Mustafa Erkan, geboren im niedersächsischen Neustadt am Rübenberge, wirkte wie ein Vorzeigesozialdemokrat. Der 32-jährige war Stadtschülersprecher, Industriemechaniker und Gewerkschaftssekretär. Bereits als 20-Jähriger trat er in die SPD ein. Erkan wurde nicht nur stellvertretender Bürgermeister, sondern 2013 auch in den niedersächsischen Landtag gewählt. Verantwortlich war er hier für die Handelsbeziehungen mit der Türkei. Bei der vorgezogenen Landtagswahl im Oktober konnte er sich intern jedoch nicht mehr gegen die andere SPD-Kandidatin durchsetzen.
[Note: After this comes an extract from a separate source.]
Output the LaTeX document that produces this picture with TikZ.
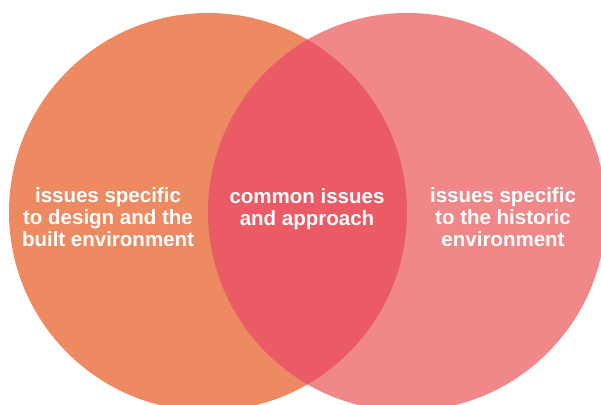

Erkan verkündete daraufhin, in Zukunft als Berater für den türkischen Außenminister und AKP-Politiker Mevlüt Çavuşoğlu arbeiten zu wollen. Er habe seinen »sehr geschätzten Freund« im Sommer in dessen Wahlkreis in Antalya getroffen, hieß es bereits Ende August auf seiner Homepage. Auch in seinem neuen Job wolle er sich mit »vollem Einsatz für die deutsch-türkische Freundschaft einsetzen«.
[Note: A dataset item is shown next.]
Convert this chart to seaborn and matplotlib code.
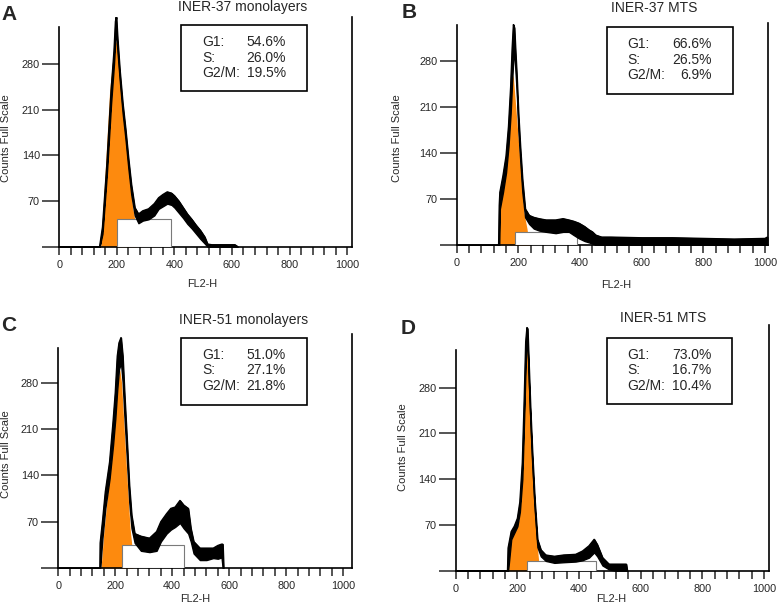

Außenminister Çavuşoğlu steht treu an der Seite seines Präsidenten Erdogan. Den Traum eines neuosmanischen Reiches scheint auch er zu teilen. »Türken in Schweden mögen schwedische Staatsbürger sein, aber sie bleiben unsere Volksgenossen! Wir beugen uns nur vor Gott, sonst vor niemandem«, erklärte er vor Anhängern in Hamburg im März diesen Jahres. Am Ende der Rede hob er seinen rechten Arm und formte mit der Hand ein Gesicht. Es war der »Wolfsgruß«, das Erkennungszeichen von rechtsradikalen türkischen Nationalisten.